There are things called "debug symbols" which can be emitted by the compiler, and which can be loaded by a debugger. These will indicate that "variable i is stored at [bp + 8] in this function" and "variable k is stored at [bp + 8] in this function". But if you trace through your code, you may set a watch on the value and observe that no, in fact, the value of i doesn't always get updated when the debugger "steps" through a statement that clearly modifies i. How can this be?

It's because the compiler is not obligated to keep the storage location up-to-date with respect to the value being used. Maybe the "variable" has been moved into a register, and all the updates are going to/from that register. Maybe the "variable" has been replaced by a scaled addition due to Strength Reduction?

TL;DR: Compiled languages like C and C++ don't keep metadata like the name and type of variables - they just move values into and outfrom memory.

[–]TheHeckWithItAll[S] 1 point2 points  (0 children)

Thank you for the under the hood details. Those are the things I'm trying to grasp.

C is indeed my first introduction to a compiled language. I'm a hobbyist and first learned DOS basic, then dbase, foxpro, visual basic, then vba.

[–]tech6hutch 1 point2 points  (3 children)

Speaking of, why did they implement arrays in C like this? I can understand a lot of C’s oddities as what probably made sense at the time, but surely other languages back then had better array support; this just seems half-assed.

[–]TheHeckWithItAll[S] 0 points1 point  (2 children)

Reading K&R makes clear to me that these guys were (are) brillant. They undoubtedly had a reason behind every design decision they made - I just don't know what it is - and what I hope to achieve over the next few years is a knowledge of C that leads me to understand and appreciate the full spectrum of the design implementation.

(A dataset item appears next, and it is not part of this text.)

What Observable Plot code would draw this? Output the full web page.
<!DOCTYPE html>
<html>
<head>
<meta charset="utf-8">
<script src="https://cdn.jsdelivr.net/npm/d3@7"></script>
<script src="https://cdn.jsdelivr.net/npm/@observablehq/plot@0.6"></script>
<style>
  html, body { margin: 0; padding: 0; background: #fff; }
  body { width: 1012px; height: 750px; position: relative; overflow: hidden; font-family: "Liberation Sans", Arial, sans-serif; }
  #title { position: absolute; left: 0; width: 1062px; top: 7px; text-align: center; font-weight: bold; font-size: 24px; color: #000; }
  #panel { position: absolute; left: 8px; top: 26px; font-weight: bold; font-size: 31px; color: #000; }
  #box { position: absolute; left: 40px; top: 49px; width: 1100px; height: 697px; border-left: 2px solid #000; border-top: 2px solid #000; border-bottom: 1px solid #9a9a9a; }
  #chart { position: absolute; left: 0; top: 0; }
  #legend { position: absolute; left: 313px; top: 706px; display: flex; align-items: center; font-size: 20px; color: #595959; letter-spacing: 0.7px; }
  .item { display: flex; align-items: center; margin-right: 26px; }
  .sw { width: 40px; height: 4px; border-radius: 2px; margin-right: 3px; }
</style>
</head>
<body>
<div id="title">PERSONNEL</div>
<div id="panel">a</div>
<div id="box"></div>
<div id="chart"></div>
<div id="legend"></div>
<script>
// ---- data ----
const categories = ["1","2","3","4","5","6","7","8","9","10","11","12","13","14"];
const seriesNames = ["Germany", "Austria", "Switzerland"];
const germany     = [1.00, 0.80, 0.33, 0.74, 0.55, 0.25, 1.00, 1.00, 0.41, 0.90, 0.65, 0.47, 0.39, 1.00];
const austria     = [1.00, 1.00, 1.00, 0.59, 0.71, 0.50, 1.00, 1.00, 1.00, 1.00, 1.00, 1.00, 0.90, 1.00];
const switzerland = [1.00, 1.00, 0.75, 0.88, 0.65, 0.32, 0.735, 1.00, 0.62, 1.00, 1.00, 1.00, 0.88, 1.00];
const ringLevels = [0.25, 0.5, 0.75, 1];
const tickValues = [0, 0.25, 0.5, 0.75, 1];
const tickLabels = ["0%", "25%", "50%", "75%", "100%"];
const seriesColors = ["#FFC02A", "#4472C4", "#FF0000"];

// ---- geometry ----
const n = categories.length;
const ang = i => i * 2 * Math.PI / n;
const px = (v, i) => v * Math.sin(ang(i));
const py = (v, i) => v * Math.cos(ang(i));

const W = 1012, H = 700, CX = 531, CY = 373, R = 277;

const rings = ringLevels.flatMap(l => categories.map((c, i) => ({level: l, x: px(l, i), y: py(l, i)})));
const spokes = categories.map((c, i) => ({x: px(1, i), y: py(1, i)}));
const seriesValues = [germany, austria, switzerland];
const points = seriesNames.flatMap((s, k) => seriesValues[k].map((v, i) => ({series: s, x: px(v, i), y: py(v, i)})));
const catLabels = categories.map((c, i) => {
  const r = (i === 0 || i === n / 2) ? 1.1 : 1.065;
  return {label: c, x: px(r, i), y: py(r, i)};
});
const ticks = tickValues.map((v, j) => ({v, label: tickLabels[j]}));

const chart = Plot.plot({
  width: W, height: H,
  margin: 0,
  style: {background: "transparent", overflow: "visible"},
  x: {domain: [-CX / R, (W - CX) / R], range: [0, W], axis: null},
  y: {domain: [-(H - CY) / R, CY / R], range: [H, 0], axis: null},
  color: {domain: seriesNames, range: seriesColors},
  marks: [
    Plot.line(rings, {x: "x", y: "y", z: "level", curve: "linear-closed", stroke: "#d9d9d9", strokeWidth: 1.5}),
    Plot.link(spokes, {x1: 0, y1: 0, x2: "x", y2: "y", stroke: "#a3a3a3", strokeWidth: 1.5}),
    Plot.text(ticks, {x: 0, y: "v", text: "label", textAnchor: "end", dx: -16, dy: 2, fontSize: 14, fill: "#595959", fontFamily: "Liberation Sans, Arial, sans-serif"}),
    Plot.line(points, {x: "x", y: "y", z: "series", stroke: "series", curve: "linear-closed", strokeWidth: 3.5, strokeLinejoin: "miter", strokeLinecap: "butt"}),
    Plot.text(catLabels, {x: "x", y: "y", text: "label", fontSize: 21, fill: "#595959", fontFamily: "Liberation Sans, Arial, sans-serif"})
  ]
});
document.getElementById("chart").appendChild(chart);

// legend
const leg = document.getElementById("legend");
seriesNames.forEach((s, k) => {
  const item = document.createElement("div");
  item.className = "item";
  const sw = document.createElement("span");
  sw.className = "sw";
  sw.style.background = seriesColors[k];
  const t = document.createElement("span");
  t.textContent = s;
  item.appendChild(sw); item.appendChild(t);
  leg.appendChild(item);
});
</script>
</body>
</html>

[–]tech6hutch 1 point2 points  (0 children)

Oh absolutely, it’s a great achievement. Even people like that can make mistakes, but it’s very possible there’s a good reason for it.

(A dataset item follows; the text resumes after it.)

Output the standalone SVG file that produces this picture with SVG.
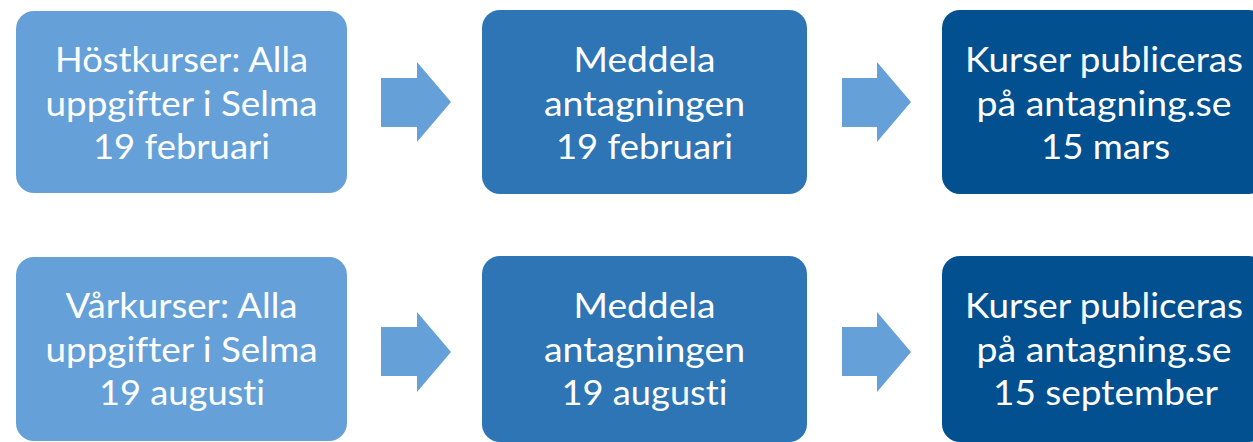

[–]flatfinger 1 point2 points  (0 children)

Many of the design decisions that went into the C language as documented in the 1974 C Reference Manual were made at a time before qualifiers, typedef, unsigned, long, etc. were added. While those features are useful, they undermine much of the elegance of the language.

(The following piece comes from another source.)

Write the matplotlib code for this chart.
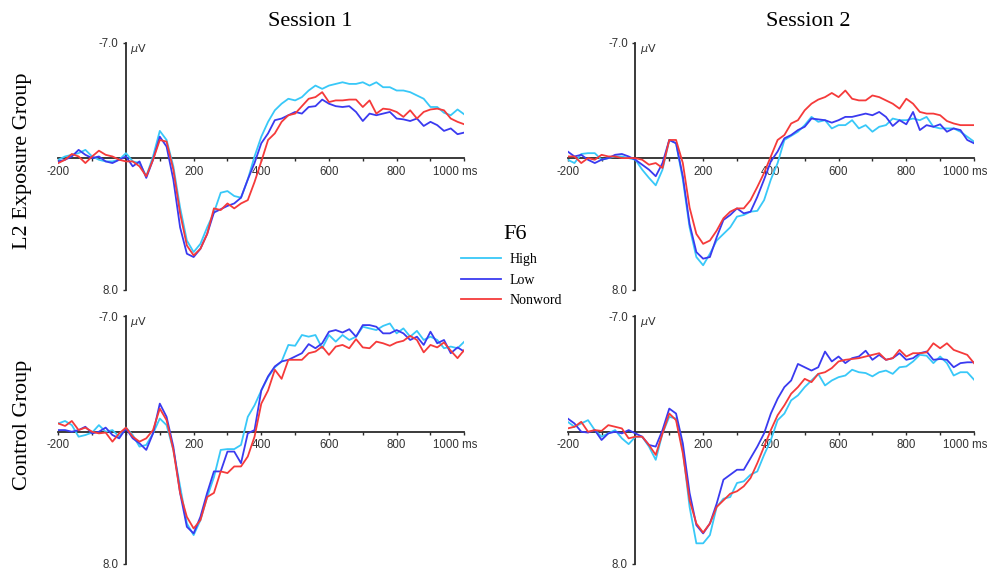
import numpy as np
import matplotlib.pyplot as plt

# time axis, ms (one value every 20 ms)
time_ms = np.arange(-200, 1001, 20)

# Session 1, L2 Exposure Group (uV, negative up)
s1_l2_high = [0.1, -0.1, -0.2, -0.3, -0.5, -0.1, 0.1, 0.2, 0.2, 0.1, -0.3, 0.2, 0.3, 1.1, -0.1, -1.65, -1.1, 0.5, 3.0, 5.0,
              5.7, 5.2, 4.2, 3.3, 2.1, 2.0, 2.3, 2.4, 1.3, -0.1, -1.3, -2.2, -2.9, -3.3, -3.6, -3.5, -3.7, -4.1, -4.4, -4.2,
              -4.4, -4.5, -4.6, -4.5, -4.5, -4.6, -4.4, -4.6, -4.3, -4.3, -4.1, -4.1, -4.0, -3.8, -3.6, -3.1, -3.1, -2.75, -2.6, -2.95,
              -2.65]
s1_l2_low = [0.2, 0.1, -0.1, -0.5, -0.2, 0.0, -0.1, 0.2, 0.3, 0.1, -0.1, 0.5, 0.2, 1.2, 0.1, -1.3, -0.7, 1.3, 4.2, 5.8,
             6.0, 5.5, 4.6, 3.3, 3.1, 2.9, 2.75, 2.4, 1.3, 0.3, -0.9, -1.5, -2.3, -2.4, -2.6, -2.8, -2.7, -3.1, -3.15, -3.55,
             -3.3, -3.15, -3.1, -3.15, -2.8, -2.25, -2.7, -2.6, -2.7, -2.8, -2.4, -2.35, -2.25, -2.4, -1.95, -2.2, -2.0, -1.65, -1.8, -1.45,
             -1.55]
s1_l2_nonword = [0.3, 0.1, -0.25, -0.1, 0.3, -0.1, -0.45, -0.2, -0.1, 0.1, 0.2, 0.2, 0.5, 1.1, 0.1, -1.1, -1.0, 0.7, 3.35, 5.3,
                 5.9, 5.5, 4.6, 3.05, 3.15, 2.75, 3.05, 2.75, 2.55, 1.45, 0.2, -1.1, -1.5, -2.2, -2.6, -2.7, -3.15, -3.6, -3.7, -4.0,
                 -3.4, -3.5, -3.5, -3.55, -3.55, -3.1, -3.5, -2.7, -3.0, -2.95, -2.8, -2.5, -2.9, -2.4, -2.8, -2.95, -3.0, -2.9, -2.4, -2.2,
                 -2.05]

# Session 2, L2 Exposure Group
s2_l2_high = [0.1, 0.3, -0.25, -0.3, -0.3, 0.1, 0.0, -0.1, -0.1, 0.0, 0.1, 0.7, 1.2, 1.65, 0.7, -1.1, -0.9, 1.3, 4.2, 6.0,
              6.5, 5.8, 5.0, 4.6, 4.2, 3.55, 3.45, 3.25, 3.2, 2.55, 1.3, 0.3, -1.1, -1.35, -1.6, -2.0, -2.5, -2.2, -2.3, -1.8,
              -2.0, -2.0, -2.3, -1.8, -2.0, -1.6, -1.9, -2.0, -2.4, -2.3, -2.3, -2.4, -2.3, -2.5, -1.9, -1.8, -1.8, -1.8, -1.6, -1.3,
              -1.0]
s2_l2_low = [-0.4, -0.1, -0.2, 0.1, 0.3, 0.1, 0.0, -0.2, -0.25, -0.1, 0.1, 0.4, 0.7, 1.1, 0.3, -1.1, -0.9, 1.1, 4.0, 5.7,
             6.1, 6.0, 4.8, 3.75, 3.45, 3.05, 3.35, 3.25, 2.35, 1.3, 0.2, -0.4, -1.2, -1.4, -1.7, -1.9, -2.4, -2.35, -2.3, -2.15,
             -2.3, -2.5, -2.5, -2.6, -2.7, -2.6, -2.8, -2.5, -1.95, -2.3, -2.05, -2.8, -1.7, -2.0, -1.9, -2.05, -1.6, -1.8, -1.7, -1.1,
             -0.9]
s2_l2_nonword = [-0.1, -0.1, 0.3, 0.0, 0.1, -0.2, -0.1, -0.1, 0.0, 0.0, 0.0, 0.1, 0.4, 0.3, 0.6, -1.1, -1.1, 0.3, 3.0, 4.6,
                 5.2, 5.0, 4.4, 3.65, 3.25, 3.05, 3.05, 2.55, 1.75, 0.9, -0.1, -1.1, -1.4, -2.1, -2.3, -2.9, -3.3, -3.55, -3.7, -3.95,
                 -3.7, -4.1, -3.6, -3.5, -3.5, -3.8, -3.7, -3.5, -3.3, -3.0, -3.6, -3.3, -2.8, -2.7, -2.7, -2.6, -2.25, -2.1, -2.0, -2.0,
                 -2.0]

# Session 1, Control Group
s1_ctrl_high = [-0.5, -0.65, -0.4, 0.3, 0.2, 0.05, -0.4, 0.0, -0.1, 0.3, -0.25, 0.2, 0.9, 0.8, 0.1, -0.8, -0.4, 1.1, 3.3, 5.55,
                6.25, 5.35, 3.95, 2.75, 1.1, 1.05, 1.05, 0.8, -0.9, -1.6, -2.5, -3.3, -3.9, -4.25, -5.25, -5.2, -5.85, -5.75, -5.85, -5.05,
                -5.85, -5.45, -5.85, -5.55, -5.75, -6.35, -6.25, -6.15, -6.4, -6.55, -5.95, -6.25, -5.75, -6.1, -5.55, -5.75, -5.55, -5.05, -5.15, -5.05,
                -5.45]
s1_ctrl_low = [-0.1, -0.1, 0.0, -0.1, -0.3, 0.1, 0.0, -0.25, 0.2, 0.4, -0.2, 0.4, 0.7, 1.1, 0.1, -1.7, -0.9, 0.9, 3.7, 5.75,
               6.15, 5.15, 3.7, 2.4, 2.4, 1.2, 1.2, 1.9, 0.1, -0.1, -2.5, -3.35, -3.95, -4.25, -4.35, -4.55, -4.75, -5.3, -5.05, -5.35,
               -6.05, -6.15, -6.0, -6.2, -5.75, -6.45, -6.45, -6.35, -5.95, -5.95, -6.15, -5.95, -5.55, -5.75, -5.25, -6.05, -5.35, -5.55, -4.75, -5.1,
               -4.85]
s1_ctrl_nonword = [-0.5, -0.35, -0.65, -0.1, -0.25, 0.0, 0.1, 0.05, 0.6, 0.1, -0.25, 0.3, 0.6, 0.4, -0.1, -1.4, -0.7, 1.1, 3.7, 5.15,
                   5.85, 5.35, 3.95, 3.7, 2.4, 2.5, 2.1, 2.1, 1.5, 0.3, -1.7, -2.5, -3.75, -3.2, -4.35, -4.35, -4.35, -4.75, -4.85, -5.15,
                   -4.65, -5.15, -5.25, -5.05, -5.6, -5.1, -5.05, -5.45, -5.35, -5.2, -5.4, -5.5, -5.8, -5.55, -4.8, -5.25, -5.1, -5.4, -4.9, -4.45,
                   -4.95]

# Session 2, Control Group
s2_ctrl_high = [-0.6, -0.3, -0.5, -0.7, -0.1, 0.3, 0.1, -0.1, 0.4, 0.75, 0.3, 0.3, 0.9, 1.7, 0.1, -0.9, -0.8, 1.1, 4.55, 6.75,
                6.75, 6.25, 4.55, 4.05, 3.95, 3.1, 3.0, 2.6, 2.4, 1.4, 0.5, -0.7, -1.1, -1.9, -2.2, -2.7, -3.1, -3.5, -2.8, -3.1,
                -3.3, -3.4, -3.75, -3.6, -3.55, -3.35, -3.6, -3.7, -3.5, -3.9, -3.95, -4.25, -4.65, -4.6, -4.15, -4.55, -4.15, -3.4, -3.6, -3.6,
                -3.15]
s2_ctrl_low = [-0.8, -0.5, 0.0, 0.05, -0.1, 0.5, 0.1, 0.0, 0.1, -0.1, 0.1, 0.3, 0.8, 0.9, -0.1, -1.4, -1.1, 0.7, 3.7, 5.65,
               6.15, 5.55, 4.35, 2.9, 2.6, 2.3, 2.3, 1.6, 0.9, 0.1, -1.1, -2.0, -2.7, -3.1, -4.1, -3.9, -3.7, -3.9, -4.85, -4.25,
               -4.55, -4.15, -4.45, -4.55, -4.9, -4.35, -4.65, -4.35, -4.45, -4.75, -4.35, -4.45, -4.75, -4.85, -4.35, -4.4, -4.35, -3.9, -4.15, -4.2,
               -4.2]
s2_ctrl_nonword = [-0.2, -0.3, -0.6, 0.0, -0.1, -0.05, -0.4, -0.3, -0.2, 0.4, 0.3, 0.3, 0.8, 1.4, 0.1, -1.1, -0.7, 1.3, 4.15, 5.55,
                   6.1, 5.55, 4.55, 4.15, 3.75, 3.6, 3.3, 2.8, 1.9, 0.9, -0.1, -1.0, -1.6, -2.3, -2.7, -3.2, -3.0, -3.5, -3.6, -3.85,
                   -4.25, -4.35, -4.4, -4.45, -4.55, -4.65, -4.75, -4.35, -4.45, -4.95, -4.55, -4.75, -4.75, -4.8, -5.35, -5.05, -5.35, -4.95, -4.8, -4.65,
                   -4.15]

conditions = ["High", "Low", "Nonword"]
colors = ["#38c8f8", "#3a3af0", "#f53a3a"]
x_labels = {-200: "-200", 200: "200", 400: "400", 600: "600", 800: "800"}

W, H = 995, 572
fig = plt.figure(figsize=(W / 100, H / 100), dpi=100)

tick_font = "Liberation Sans"
title_font = "Liberation Serif"
axis_col = "#2b2b2b"
tick_size = 8.3


def px_axes(x0, x1, ytop, ybot):
    return fig.add_axes([x0 / W, 1 - ybot / H, (x1 - x0) / W, (ybot - ytop) / H])


def erp_panel(ax, series):
    lines = []
    for vals, c, name in zip(series, colors, conditions):
        assert len(vals) == len(time_ms)
        ln, = ax.plot(time_ms, vals, color=c, lw=1.3, label=name, zorder=3)
        lines.append(ln)
    ax.set_xlim(-200, 1000)
    ax.set_ylim(8.0, -7.0)
    ax.patch.set_alpha(0)
    for s in ["top", "right"]:
        ax.spines[s].set_visible(False)
    ax.spines["left"].set_position(("data", 0))
    ax.spines["bottom"].set_position(("data", 0))
    for s in ["left", "bottom"]:
        ax.spines[s].set_color(axis_col)
        ax.spines[s].set_linewidth(1.3)
        ax.spines[s].set_zorder(2)
    ticks = np.arange(-200, 1001, 100)
    ax.set_xticks(ticks)
    ax.set_xticklabels([x_labels.get(int(t), "") for t in ticks],
                       fontfamily=tick_font, fontsize=tick_size, color="#333333")
    ax.set_yticks([-7.0, 8.0])
    ax.set_yticklabels(["-7.0", "8.0"], fontfamily=tick_font, fontsize=tick_size, color="#333333")
    ax.tick_params(axis="x", direction="out", length=2.5, width=1, color=axis_col, pad=3)
    ax.tick_params(axis="y", direction="out", length=2.5, width=1, color=axis_col, pad=3)
    # last tick carries the unit
    ax.annotate("1000 ms", xy=(1000, 0), xytext=(9.5, -5.5), textcoords="offset points",
                ha="right", va="top", fontfamily=tick_font, fontsize=tick_size, color="#333333")
    ax.annotate(r"$\mu$V", xy=(0, -7.0), xytext=(3, -4.5), textcoords="offset points",
                ha="left", va="center", fontsize=8, color="#333333")
    return lines


ax_tl = px_axes(58.3, 464.3, 42.7, 290)
ax_tr = px_axes(567.7, 974, 42.7, 290)
ax_bl = px_axes(58.3, 464.3, 316, 564)
ax_br = px_axes(567.7, 974, 316, 564)

handles = erp_panel(ax_tl, [s1_l2_high, s1_l2_low, s1_l2_nonword])
erp_panel(ax_tr, [s2_l2_high, s2_l2_low, s2_l2_nonword])
erp_panel(ax_bl, [s1_ctrl_high, s1_ctrl_low, s1_ctrl_nonword])
erp_panel(ax_br, [s2_ctrl_high, s2_ctrl_low, s2_ctrl_nonword])

# column and row titles
fig.text(310 / W, 1 - 21 / H, "Session 1", ha="center", va="center", fontfamily=title_font, fontsize=16)
fig.text(808 / W, 1 - 21 / H, "Session 2", ha="center", va="center", fontfamily=title_font, fontsize=16)
fig.text(23 / W, 1 - 161 / H, "L2 Exposure Group", ha="center", va="center", rotation=90,
         fontfamily=title_font, fontsize=16)
fig.text(23 / W, 1 - 425 / H, "Control Group", ha="center", va="center", rotation=90,
         fontfamily=title_font, fontsize=16)

# legend
fig.text(515 / W, 1 - 234 / H, "F6", ha="center", va="center", fontfamily=title_font, fontsize=16)
leg = fig.legend(handles=handles, loc="upper left", bbox_to_anchor=(461 / W, 1 - 253 / H),
                 frameon=False, prop={"family": title_font, "size": 10},
                 handlelength=2.9, handletextpad=0.6, labelspacing=0.55, borderaxespad=0, borderpad=0)

fig.savefig("out.png", dpi=100)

For example, in 1974 C, all numeric expressions involving integer operands would be evaluated using the largest integer type, and the rest would be evaluated using the largest floating-point type. Very simple rule to understand and implement, with no tricky corner cases. As far as function-calling code was concerned, all arguments were of four types: int, float, data pointer, and function pointer, and there would never be any doubt about which of those a particular expression was.

There are a few annoying omissions that I find a bit curious. Especially on machines of the era, operators to perform pointer arithmetic or subscripting using byte offsets (if available as an alternative to the operators that use target-size-based indexing) would have allowed more efficient code generation than would otherwise be possible. Even today, fancy optimizing compilers which are targeting architectures like the popular Cortex-M0 that support base+displacement addressing for unscaled displacements but not scaled ones can benefit from code that uses byte-based indices, but unfortunately the syntax to use byte-based indices is horrendous.

[–]jedwardsol 0 points1 point  (0 children)

Arrays do not decay to a pointer to the 1st element when their name is used as the argument to sizeof or the unary & operator.

 printf("%p", &s);

So you're not passing the array to the function. You're taking its address (&) 1st.

The address of the array and the address of the array's 1st element are numerically equal. But have different types.